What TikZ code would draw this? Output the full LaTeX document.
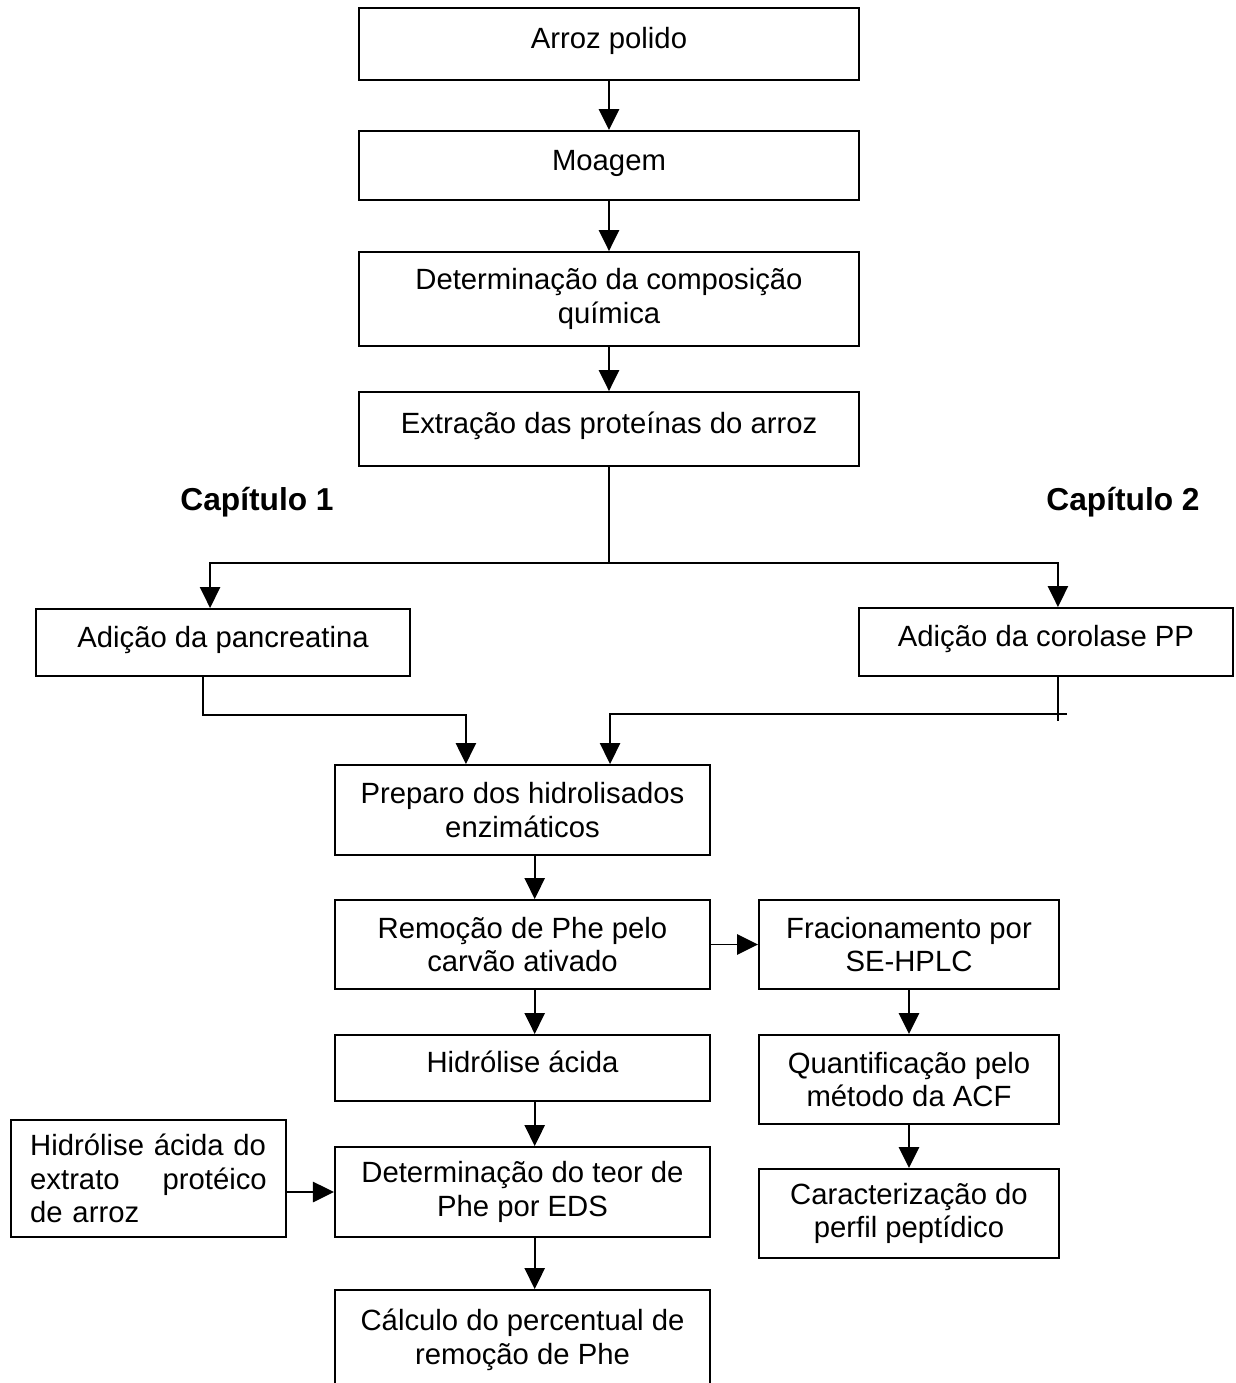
--
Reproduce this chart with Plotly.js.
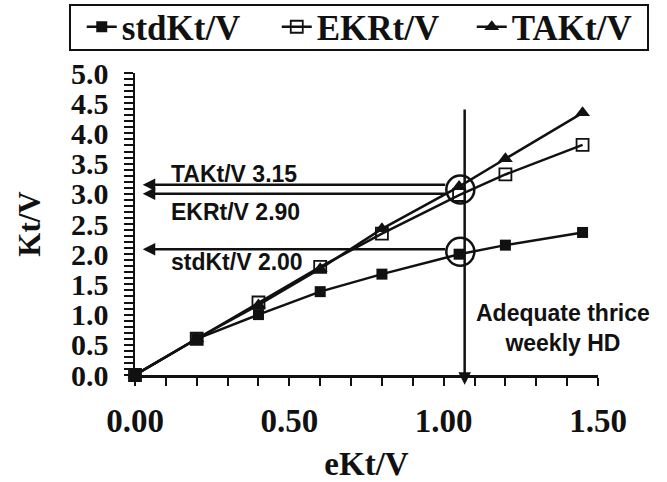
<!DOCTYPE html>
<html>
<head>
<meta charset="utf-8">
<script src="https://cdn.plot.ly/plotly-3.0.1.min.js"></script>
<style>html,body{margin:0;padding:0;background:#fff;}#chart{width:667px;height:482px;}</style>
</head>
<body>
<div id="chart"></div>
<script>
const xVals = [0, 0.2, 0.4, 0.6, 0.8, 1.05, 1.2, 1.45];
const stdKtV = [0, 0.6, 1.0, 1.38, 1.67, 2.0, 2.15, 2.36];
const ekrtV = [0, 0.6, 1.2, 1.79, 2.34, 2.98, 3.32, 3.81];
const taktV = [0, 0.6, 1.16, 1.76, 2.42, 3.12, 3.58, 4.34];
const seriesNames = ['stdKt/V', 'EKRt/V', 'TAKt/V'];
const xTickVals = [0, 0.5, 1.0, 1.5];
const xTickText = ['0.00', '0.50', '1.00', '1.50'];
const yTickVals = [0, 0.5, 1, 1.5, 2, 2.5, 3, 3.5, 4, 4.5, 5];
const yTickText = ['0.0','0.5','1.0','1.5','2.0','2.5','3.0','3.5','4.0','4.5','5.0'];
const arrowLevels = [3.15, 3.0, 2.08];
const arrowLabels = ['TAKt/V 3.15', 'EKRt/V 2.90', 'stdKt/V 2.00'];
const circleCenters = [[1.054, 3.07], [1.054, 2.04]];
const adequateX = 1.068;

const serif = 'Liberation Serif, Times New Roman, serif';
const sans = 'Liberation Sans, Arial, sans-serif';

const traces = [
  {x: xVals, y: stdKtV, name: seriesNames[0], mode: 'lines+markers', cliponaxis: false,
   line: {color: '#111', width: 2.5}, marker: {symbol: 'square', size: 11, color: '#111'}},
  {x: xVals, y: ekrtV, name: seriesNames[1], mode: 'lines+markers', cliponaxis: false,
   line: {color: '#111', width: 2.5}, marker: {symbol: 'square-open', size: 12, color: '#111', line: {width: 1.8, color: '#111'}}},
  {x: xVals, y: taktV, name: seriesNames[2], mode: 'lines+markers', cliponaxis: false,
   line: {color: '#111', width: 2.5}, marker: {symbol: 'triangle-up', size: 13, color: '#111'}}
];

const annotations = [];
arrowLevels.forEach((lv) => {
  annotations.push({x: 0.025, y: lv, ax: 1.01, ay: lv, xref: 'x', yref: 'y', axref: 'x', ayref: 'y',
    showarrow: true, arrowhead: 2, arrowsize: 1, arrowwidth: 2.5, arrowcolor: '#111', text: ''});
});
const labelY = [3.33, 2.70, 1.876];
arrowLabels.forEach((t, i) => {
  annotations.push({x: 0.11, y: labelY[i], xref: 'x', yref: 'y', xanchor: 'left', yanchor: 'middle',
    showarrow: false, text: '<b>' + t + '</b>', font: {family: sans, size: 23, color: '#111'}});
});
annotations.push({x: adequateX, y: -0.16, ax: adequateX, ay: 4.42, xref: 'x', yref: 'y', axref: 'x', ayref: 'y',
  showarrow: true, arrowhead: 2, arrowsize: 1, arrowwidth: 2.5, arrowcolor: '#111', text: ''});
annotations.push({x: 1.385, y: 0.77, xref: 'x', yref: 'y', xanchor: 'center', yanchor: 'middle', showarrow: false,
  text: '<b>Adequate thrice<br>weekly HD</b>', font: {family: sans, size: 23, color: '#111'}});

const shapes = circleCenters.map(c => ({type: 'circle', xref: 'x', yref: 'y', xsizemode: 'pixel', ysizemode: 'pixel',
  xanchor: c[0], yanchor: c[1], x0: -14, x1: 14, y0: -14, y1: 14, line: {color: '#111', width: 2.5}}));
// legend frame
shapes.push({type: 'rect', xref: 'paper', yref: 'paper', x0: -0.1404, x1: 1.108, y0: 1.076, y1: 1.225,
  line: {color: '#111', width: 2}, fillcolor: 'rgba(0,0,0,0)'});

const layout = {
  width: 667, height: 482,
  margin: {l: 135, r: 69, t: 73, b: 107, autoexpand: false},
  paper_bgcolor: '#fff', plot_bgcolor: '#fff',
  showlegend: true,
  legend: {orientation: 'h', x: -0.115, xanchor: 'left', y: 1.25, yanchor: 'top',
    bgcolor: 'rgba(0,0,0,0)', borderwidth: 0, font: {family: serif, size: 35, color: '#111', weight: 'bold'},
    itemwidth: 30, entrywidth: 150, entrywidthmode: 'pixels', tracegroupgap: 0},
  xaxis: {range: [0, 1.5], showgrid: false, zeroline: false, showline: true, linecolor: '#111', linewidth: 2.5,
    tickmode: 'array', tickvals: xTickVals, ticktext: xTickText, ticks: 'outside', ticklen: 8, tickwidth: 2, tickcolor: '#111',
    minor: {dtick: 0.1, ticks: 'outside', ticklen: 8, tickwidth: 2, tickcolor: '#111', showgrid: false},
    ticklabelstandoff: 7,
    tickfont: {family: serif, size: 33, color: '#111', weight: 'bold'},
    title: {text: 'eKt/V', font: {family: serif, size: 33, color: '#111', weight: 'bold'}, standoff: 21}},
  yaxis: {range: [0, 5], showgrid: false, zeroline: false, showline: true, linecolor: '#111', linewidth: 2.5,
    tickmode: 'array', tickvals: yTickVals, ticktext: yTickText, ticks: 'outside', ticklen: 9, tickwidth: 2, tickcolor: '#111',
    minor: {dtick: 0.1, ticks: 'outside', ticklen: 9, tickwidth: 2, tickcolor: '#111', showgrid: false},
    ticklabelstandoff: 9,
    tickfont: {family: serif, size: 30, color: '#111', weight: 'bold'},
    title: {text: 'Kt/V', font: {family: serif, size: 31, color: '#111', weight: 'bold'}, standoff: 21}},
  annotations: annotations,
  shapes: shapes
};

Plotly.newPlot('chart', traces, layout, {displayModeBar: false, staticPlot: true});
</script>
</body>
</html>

:: Objective ::
Identify and copy the lines holding the word "chart".

:: The result ::
Reproduce this chart with Plotly.js.
<style>html,body{margin:0;padding:0;background:#fff;}#chart{width:667px;height:482px;}</style>
<div id="chart"></div>
Plotly.newPlot('chart', traces, layout, {displayModeBar: false, staticPlot: true});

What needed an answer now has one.